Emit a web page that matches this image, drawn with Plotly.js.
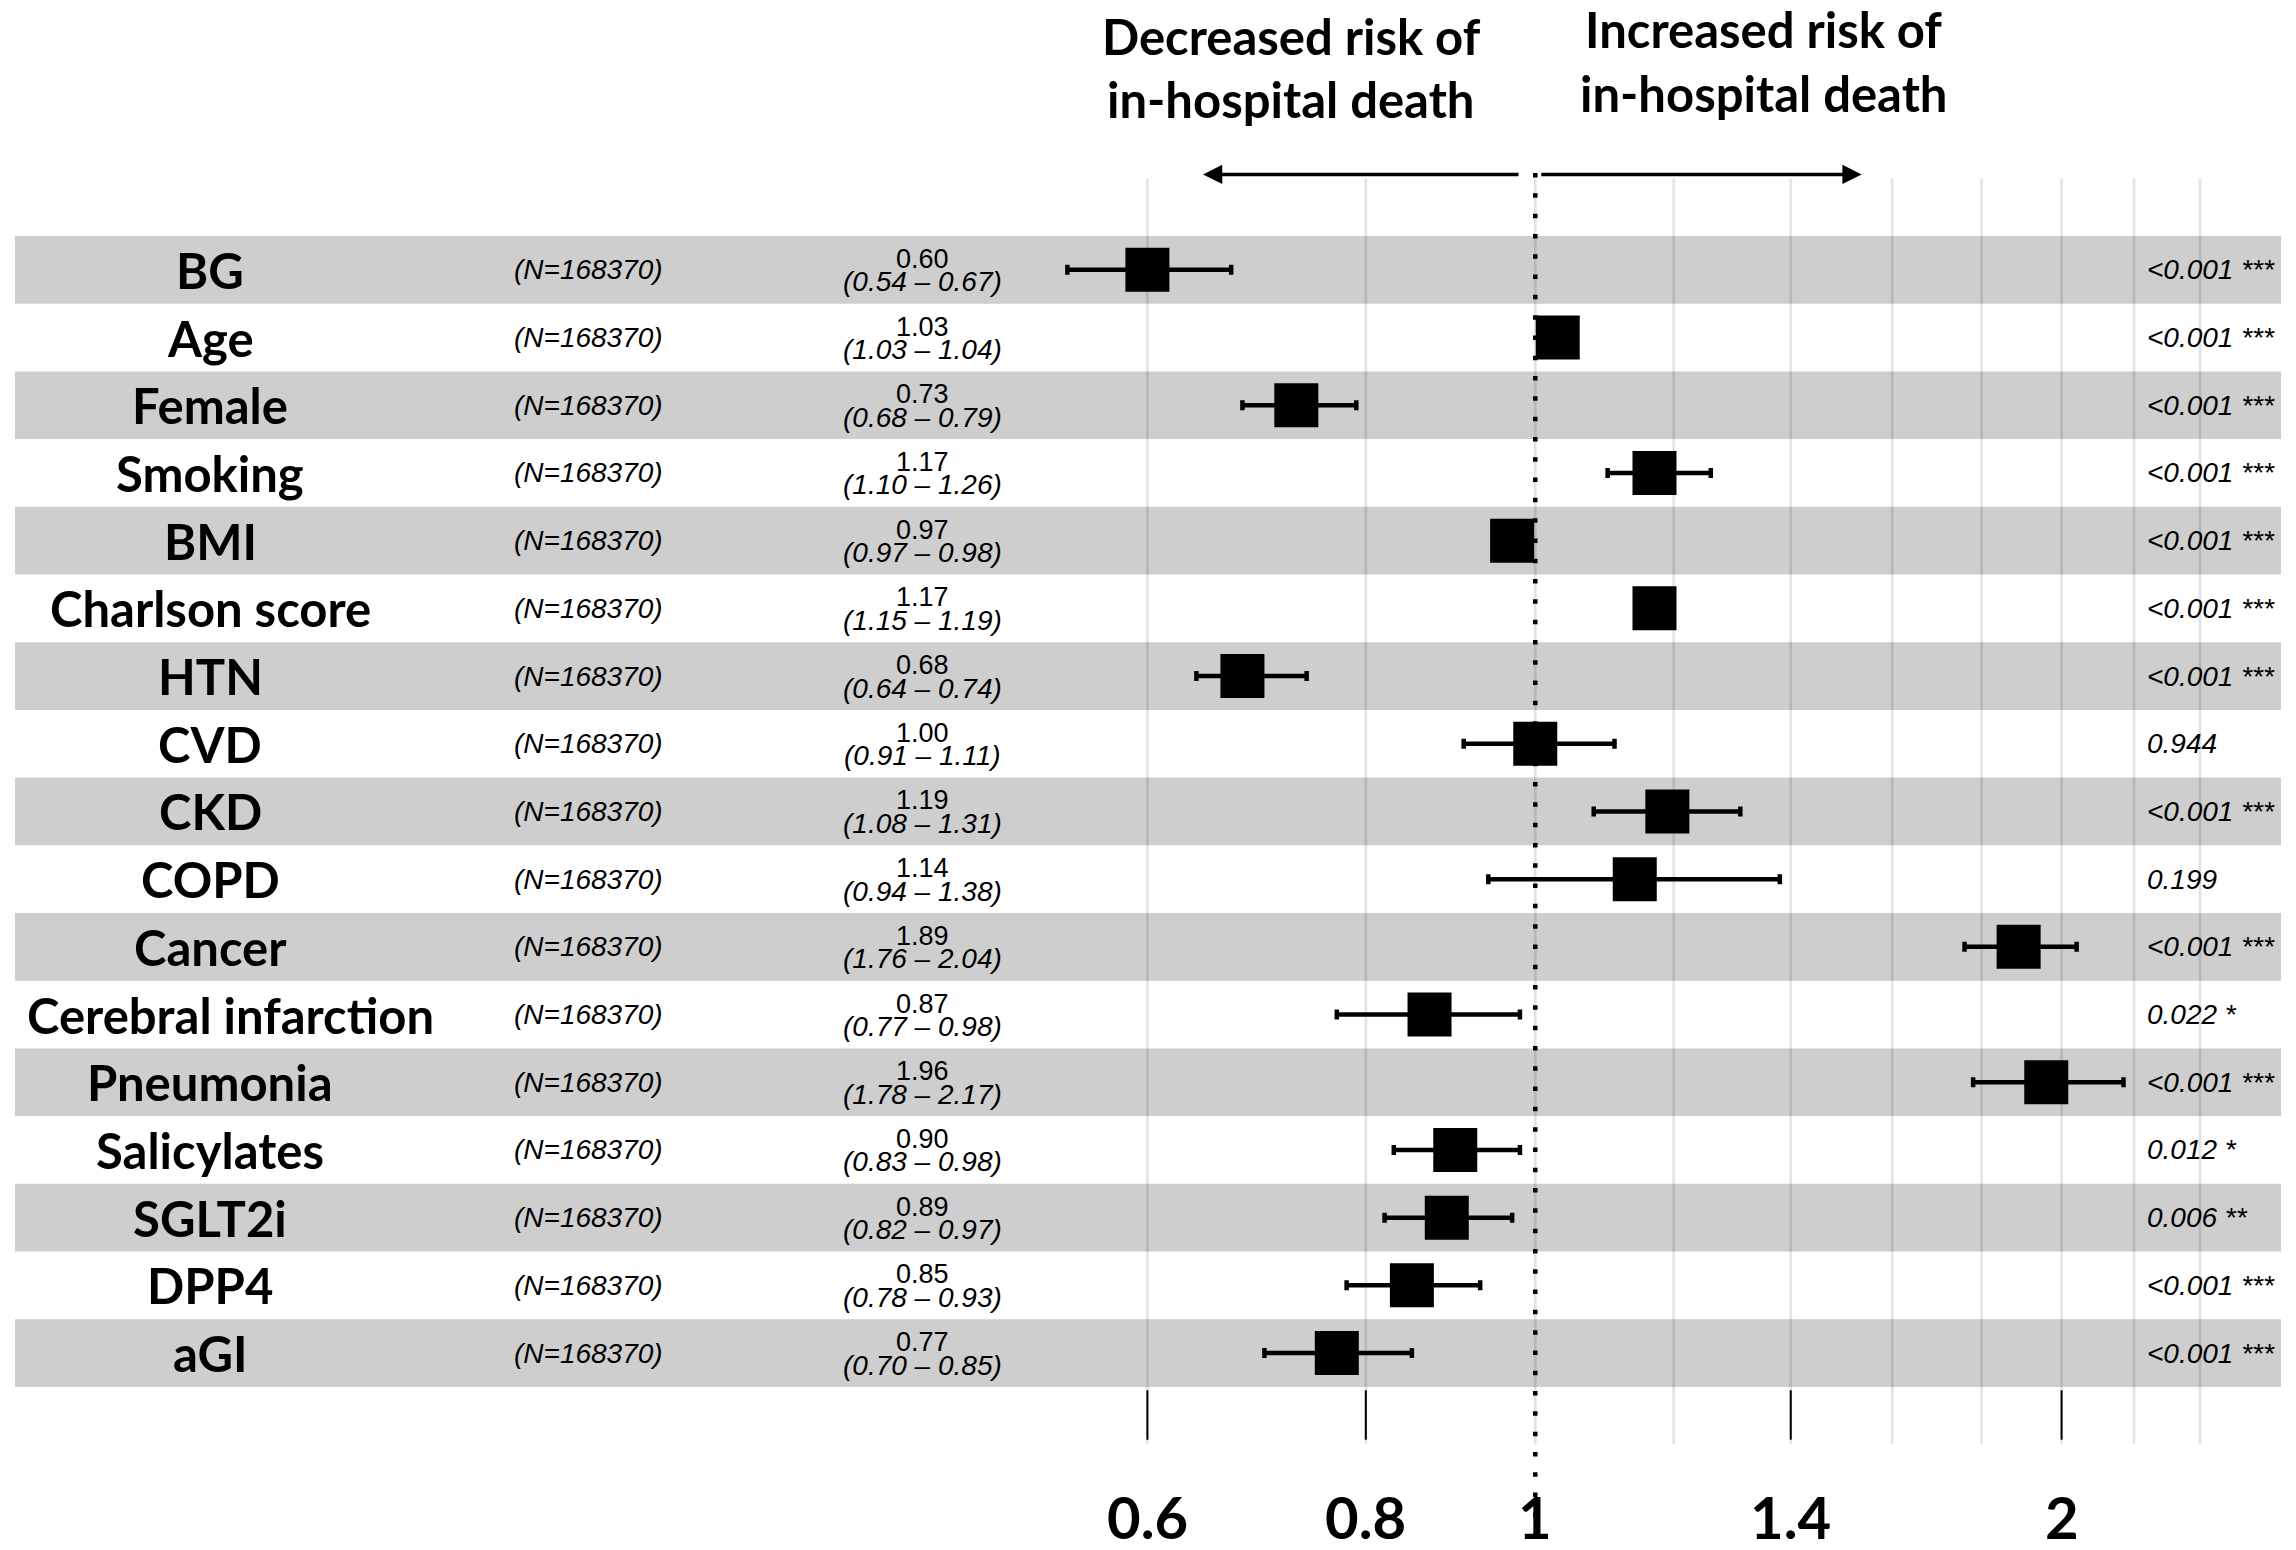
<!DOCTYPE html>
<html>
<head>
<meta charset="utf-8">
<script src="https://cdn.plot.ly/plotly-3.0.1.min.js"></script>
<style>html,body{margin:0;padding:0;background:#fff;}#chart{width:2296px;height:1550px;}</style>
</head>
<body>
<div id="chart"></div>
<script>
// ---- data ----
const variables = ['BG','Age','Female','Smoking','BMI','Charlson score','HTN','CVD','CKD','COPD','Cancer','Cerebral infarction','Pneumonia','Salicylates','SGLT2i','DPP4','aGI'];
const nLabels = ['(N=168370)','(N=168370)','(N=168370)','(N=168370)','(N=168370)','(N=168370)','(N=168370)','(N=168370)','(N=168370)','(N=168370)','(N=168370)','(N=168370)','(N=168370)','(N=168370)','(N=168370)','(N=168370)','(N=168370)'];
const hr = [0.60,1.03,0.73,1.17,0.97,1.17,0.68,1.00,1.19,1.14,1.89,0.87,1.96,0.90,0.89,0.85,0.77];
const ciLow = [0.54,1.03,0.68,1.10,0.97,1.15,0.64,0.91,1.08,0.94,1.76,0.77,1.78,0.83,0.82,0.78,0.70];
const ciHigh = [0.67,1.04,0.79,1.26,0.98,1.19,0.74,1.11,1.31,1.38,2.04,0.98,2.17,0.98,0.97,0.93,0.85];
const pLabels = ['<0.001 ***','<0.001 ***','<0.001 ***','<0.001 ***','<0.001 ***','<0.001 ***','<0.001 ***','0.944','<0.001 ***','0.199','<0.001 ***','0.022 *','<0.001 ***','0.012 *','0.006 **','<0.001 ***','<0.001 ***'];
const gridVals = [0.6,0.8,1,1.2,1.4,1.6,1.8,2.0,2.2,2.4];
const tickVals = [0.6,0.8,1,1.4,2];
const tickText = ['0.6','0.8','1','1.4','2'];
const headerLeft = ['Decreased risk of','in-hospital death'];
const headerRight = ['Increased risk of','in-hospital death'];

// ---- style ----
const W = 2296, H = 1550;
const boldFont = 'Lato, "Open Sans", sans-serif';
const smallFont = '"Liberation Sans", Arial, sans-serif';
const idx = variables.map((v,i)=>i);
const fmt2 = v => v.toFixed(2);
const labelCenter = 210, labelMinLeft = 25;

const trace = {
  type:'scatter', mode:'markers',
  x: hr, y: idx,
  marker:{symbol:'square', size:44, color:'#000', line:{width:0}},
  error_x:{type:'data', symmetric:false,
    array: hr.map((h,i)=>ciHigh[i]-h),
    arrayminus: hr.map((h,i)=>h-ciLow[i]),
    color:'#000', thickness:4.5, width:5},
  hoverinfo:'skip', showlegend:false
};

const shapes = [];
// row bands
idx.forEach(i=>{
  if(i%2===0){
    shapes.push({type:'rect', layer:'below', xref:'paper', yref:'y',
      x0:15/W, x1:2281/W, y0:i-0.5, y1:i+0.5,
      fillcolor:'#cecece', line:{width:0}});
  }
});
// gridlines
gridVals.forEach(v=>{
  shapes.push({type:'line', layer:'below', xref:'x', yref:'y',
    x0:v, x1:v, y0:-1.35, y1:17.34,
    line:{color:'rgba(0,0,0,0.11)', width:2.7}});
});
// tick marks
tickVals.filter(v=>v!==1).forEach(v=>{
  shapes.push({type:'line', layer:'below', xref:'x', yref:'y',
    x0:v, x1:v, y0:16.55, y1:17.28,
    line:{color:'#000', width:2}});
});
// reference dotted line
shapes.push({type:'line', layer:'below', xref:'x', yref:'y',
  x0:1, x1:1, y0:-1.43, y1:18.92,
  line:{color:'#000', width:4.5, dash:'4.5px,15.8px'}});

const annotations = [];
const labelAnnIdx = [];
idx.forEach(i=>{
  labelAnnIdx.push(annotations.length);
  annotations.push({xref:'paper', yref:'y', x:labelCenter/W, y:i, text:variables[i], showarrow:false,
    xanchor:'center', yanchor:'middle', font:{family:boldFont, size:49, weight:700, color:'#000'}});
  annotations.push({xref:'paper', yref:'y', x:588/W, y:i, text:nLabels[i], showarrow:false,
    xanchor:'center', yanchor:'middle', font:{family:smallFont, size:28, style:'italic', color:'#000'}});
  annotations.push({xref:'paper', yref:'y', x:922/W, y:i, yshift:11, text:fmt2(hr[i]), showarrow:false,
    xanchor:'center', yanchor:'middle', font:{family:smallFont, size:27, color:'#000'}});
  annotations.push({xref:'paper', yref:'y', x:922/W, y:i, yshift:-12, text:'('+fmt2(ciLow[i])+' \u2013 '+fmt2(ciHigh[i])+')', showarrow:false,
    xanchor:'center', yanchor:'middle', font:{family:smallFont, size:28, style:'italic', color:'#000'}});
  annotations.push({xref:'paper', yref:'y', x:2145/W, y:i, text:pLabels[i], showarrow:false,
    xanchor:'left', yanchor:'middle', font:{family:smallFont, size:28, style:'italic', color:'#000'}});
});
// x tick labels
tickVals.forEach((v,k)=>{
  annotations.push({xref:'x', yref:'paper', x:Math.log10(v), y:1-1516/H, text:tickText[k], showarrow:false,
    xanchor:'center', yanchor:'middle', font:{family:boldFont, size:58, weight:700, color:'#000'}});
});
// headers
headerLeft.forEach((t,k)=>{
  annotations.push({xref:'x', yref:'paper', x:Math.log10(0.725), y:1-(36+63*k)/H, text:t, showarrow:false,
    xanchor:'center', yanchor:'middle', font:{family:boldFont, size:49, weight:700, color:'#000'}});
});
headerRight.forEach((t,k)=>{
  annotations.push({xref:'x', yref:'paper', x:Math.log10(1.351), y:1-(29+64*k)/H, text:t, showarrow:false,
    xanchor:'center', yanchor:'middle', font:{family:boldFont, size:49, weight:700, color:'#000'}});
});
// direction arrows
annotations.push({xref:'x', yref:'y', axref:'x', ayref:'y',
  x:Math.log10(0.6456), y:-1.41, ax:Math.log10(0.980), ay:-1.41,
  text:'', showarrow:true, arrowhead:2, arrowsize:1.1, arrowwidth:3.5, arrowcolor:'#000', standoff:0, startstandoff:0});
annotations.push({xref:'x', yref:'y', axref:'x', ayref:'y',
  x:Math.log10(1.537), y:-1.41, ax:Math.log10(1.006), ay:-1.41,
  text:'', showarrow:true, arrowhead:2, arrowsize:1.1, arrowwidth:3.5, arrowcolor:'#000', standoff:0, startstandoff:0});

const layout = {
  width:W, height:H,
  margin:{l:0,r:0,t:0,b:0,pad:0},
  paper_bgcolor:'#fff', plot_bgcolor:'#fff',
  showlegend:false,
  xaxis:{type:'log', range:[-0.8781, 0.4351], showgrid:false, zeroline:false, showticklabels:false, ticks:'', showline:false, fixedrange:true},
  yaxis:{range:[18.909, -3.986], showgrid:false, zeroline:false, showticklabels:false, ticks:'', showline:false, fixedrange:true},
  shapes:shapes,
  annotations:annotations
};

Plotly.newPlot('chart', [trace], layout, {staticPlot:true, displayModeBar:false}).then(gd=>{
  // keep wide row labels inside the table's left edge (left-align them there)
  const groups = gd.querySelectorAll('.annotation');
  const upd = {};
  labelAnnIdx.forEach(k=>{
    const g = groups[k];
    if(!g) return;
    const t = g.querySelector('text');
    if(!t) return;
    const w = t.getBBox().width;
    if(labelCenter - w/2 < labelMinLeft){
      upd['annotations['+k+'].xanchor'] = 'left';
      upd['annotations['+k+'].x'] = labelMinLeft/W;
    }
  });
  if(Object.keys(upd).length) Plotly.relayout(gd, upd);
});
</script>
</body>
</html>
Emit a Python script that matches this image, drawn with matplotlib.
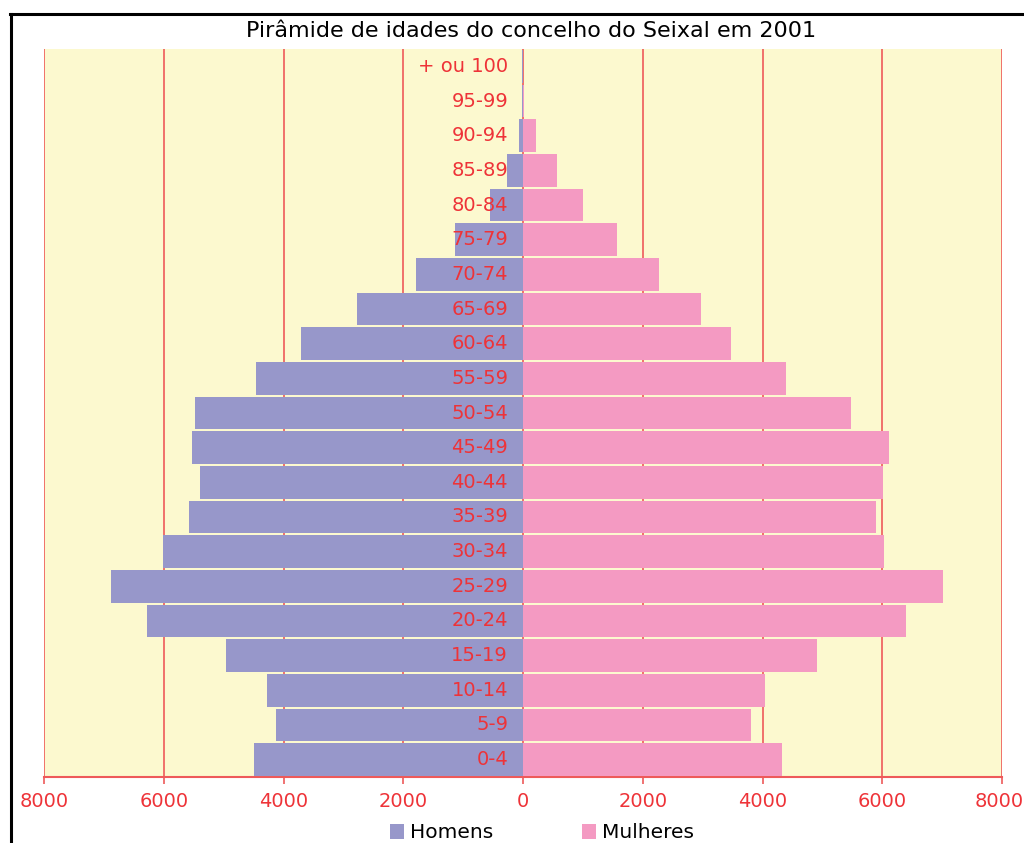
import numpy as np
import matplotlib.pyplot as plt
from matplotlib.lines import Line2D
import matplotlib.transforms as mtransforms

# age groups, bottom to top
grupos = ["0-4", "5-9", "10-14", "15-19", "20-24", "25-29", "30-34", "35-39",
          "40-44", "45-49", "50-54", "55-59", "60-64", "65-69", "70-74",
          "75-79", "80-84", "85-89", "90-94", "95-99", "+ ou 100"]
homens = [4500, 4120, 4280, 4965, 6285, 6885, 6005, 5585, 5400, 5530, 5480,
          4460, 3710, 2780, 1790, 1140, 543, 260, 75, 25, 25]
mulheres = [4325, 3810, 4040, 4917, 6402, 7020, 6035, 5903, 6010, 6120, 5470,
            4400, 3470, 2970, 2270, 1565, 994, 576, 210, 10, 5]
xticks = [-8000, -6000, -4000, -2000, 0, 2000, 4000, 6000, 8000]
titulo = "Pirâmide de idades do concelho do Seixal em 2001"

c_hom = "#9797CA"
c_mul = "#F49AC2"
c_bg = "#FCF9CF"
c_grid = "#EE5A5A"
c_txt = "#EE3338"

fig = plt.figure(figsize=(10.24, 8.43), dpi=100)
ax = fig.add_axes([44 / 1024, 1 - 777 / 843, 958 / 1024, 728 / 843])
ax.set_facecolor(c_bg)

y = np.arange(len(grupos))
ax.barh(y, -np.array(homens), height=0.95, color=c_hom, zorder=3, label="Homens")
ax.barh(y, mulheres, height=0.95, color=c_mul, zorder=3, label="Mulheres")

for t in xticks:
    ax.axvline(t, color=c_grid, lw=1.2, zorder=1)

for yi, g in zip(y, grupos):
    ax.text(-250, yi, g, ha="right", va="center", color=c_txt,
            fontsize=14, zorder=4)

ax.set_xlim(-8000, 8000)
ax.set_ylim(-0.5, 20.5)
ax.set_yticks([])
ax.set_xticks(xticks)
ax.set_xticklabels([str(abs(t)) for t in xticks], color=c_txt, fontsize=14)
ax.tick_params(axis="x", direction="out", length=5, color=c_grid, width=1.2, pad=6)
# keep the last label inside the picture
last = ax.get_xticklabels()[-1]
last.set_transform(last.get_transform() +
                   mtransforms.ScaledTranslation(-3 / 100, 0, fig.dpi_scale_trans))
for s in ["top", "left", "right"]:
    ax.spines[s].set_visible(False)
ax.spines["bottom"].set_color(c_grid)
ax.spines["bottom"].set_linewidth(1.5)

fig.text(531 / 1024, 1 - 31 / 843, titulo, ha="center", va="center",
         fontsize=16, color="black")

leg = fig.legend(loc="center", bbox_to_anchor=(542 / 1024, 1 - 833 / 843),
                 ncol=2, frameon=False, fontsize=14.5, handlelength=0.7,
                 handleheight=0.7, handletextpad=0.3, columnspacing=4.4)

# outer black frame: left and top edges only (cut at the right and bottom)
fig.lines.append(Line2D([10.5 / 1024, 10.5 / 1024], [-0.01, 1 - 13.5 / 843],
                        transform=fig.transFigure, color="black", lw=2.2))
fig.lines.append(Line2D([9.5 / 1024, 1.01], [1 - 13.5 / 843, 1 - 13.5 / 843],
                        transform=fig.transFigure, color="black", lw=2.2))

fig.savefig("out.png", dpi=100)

§ §

-- OBJECTIVE --
Give again, exactly as written above, every line from the one holding "Emit a Python" to the one holding "ax.axvline(t, color=c_grid, lw=1.2, zorder=1)", with both ends kept and the pictures left out.

-- RIGHT ANSWER --
Emit a Python script that matches this image, drawn with matplotlib.
import numpy as np
import matplotlib.pyplot as plt
from matplotlib.lines import Line2D
import matplotlib.transforms as mtransforms

# age groups, bottom to top
grupos = ["0-4", "5-9", "10-14", "15-19", "20-24", "25-29", "30-34", "35-39",
          "40-44", "45-49", "50-54", "55-59", "60-64", "65-69", "70-74",
          "75-79", "80-84", "85-89", "90-94", "95-99", "+ ou 100"]
homens = [4500, 4120, 4280, 4965, 6285, 6885, 6005, 5585, 5400, 5530, 5480,
          4460, 3710, 2780, 1790, 1140, 543, 260, 75, 25, 25]
mulheres = [4325, 3810, 4040, 4917, 6402, 7020, 6035, 5903, 6010, 6120, 5470,
            4400, 3470, 2970, 2270, 1565, 994, 576, 210, 10, 5]
xticks = [-8000, -6000, -4000, -2000, 0, 2000, 4000, 6000, 8000]
titulo = "Pirâmide de idades do concelho do Seixal em 2001"

c_hom = "#9797CA"
c_mul = "#F49AC2"
c_bg = "#FCF9CF"
c_grid = "#EE5A5A"
c_txt = "#EE3338"

fig = plt.figure(figsize=(10.24, 8.43), dpi=100)
ax = fig.add_axes([44 / 1024, 1 - 777 / 843, 958 / 1024, 728 / 843])
ax.set_facecolor(c_bg)

y = np.arange(len(grupos))
ax.barh(y, -np.array(homens), height=0.95, color=c_hom, zorder=3, label="Homens")
ax.barh(y, mulheres, height=0.95, color=c_mul, zorder=3, label="Mulheres")

for t in xticks:
    ax.axvline(t, color=c_grid, lw=1.2, zorder=1)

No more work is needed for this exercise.